*Exercise prompt:* Compute the number of lines that include the string "React", then output that number and nothing else.

*Dataset records:*
--- BEGIN ---

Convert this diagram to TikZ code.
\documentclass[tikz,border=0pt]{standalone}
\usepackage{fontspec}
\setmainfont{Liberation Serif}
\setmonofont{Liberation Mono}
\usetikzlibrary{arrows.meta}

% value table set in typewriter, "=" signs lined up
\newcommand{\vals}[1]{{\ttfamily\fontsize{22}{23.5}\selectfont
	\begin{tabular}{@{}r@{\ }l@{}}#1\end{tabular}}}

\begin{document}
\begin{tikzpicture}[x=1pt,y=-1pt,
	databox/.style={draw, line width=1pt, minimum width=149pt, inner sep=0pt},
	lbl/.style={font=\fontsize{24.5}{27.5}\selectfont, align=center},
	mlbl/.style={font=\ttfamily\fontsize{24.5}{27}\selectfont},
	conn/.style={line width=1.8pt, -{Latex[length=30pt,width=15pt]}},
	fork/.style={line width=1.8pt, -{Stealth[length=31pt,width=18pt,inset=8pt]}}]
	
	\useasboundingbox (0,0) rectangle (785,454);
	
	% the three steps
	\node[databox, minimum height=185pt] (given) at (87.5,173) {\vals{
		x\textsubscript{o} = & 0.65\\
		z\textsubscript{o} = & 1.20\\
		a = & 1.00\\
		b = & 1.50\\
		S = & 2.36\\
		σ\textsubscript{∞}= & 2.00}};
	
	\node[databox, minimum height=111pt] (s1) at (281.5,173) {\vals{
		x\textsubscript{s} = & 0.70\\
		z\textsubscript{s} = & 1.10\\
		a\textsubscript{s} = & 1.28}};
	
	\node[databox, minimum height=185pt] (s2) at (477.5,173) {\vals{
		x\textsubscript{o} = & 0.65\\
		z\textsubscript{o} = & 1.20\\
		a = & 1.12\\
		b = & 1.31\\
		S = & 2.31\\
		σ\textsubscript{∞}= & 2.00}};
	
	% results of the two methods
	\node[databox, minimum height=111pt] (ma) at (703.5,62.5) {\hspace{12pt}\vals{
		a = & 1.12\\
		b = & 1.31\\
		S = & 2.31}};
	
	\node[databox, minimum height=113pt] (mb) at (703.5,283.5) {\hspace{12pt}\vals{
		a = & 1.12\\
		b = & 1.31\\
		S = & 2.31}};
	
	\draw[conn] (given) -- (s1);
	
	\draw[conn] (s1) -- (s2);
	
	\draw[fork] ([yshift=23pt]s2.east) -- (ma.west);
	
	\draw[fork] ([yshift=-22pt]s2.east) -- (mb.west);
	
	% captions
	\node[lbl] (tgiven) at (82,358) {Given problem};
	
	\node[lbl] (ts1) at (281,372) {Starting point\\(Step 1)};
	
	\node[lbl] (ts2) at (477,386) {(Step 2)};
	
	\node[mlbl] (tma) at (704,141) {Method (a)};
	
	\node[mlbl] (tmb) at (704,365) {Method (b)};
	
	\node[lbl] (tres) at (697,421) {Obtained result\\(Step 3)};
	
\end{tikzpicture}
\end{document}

--- END ---
--- BEGIN ---

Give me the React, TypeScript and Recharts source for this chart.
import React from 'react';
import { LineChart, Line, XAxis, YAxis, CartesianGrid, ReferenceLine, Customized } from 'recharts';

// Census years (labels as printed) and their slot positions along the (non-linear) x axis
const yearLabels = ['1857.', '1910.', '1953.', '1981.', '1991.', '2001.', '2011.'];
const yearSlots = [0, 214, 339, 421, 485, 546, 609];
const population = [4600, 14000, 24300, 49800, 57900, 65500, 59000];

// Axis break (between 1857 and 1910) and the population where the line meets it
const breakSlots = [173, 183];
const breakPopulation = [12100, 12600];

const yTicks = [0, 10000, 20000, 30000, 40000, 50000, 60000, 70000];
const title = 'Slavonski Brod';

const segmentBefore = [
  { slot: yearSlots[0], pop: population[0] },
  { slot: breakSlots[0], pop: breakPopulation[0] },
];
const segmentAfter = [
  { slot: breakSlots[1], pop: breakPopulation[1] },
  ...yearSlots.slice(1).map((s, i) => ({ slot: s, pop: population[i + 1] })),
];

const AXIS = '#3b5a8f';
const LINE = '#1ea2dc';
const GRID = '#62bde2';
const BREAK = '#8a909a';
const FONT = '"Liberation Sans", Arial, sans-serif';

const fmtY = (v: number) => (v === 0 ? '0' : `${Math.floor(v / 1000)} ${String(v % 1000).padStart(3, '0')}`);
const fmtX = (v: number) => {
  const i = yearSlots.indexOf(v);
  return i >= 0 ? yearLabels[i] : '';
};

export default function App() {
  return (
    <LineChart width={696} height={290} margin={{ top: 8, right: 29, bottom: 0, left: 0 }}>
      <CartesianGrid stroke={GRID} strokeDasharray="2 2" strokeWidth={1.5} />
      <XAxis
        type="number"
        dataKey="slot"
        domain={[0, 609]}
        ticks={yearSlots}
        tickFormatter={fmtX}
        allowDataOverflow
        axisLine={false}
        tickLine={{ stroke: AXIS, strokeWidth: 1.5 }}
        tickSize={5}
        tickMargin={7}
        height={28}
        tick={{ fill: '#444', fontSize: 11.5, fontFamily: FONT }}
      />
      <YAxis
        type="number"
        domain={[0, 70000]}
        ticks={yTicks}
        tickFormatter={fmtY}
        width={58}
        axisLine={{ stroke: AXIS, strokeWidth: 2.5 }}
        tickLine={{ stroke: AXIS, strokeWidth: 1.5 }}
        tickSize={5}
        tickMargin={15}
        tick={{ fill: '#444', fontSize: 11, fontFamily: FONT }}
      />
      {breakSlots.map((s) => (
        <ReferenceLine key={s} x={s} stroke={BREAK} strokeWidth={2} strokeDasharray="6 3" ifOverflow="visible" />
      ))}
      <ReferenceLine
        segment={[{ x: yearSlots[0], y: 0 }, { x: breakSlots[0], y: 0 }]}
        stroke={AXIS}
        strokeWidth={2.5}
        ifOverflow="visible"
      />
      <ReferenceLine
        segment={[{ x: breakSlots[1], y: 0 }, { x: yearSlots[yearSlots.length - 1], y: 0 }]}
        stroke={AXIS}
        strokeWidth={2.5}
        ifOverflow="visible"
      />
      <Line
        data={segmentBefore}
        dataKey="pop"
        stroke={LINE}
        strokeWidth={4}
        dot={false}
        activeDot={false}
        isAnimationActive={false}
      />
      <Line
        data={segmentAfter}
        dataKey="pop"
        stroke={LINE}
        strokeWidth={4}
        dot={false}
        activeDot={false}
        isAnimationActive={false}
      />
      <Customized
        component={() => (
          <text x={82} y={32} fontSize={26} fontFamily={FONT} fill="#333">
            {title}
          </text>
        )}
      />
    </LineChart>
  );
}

--- END ---

*Response:* 2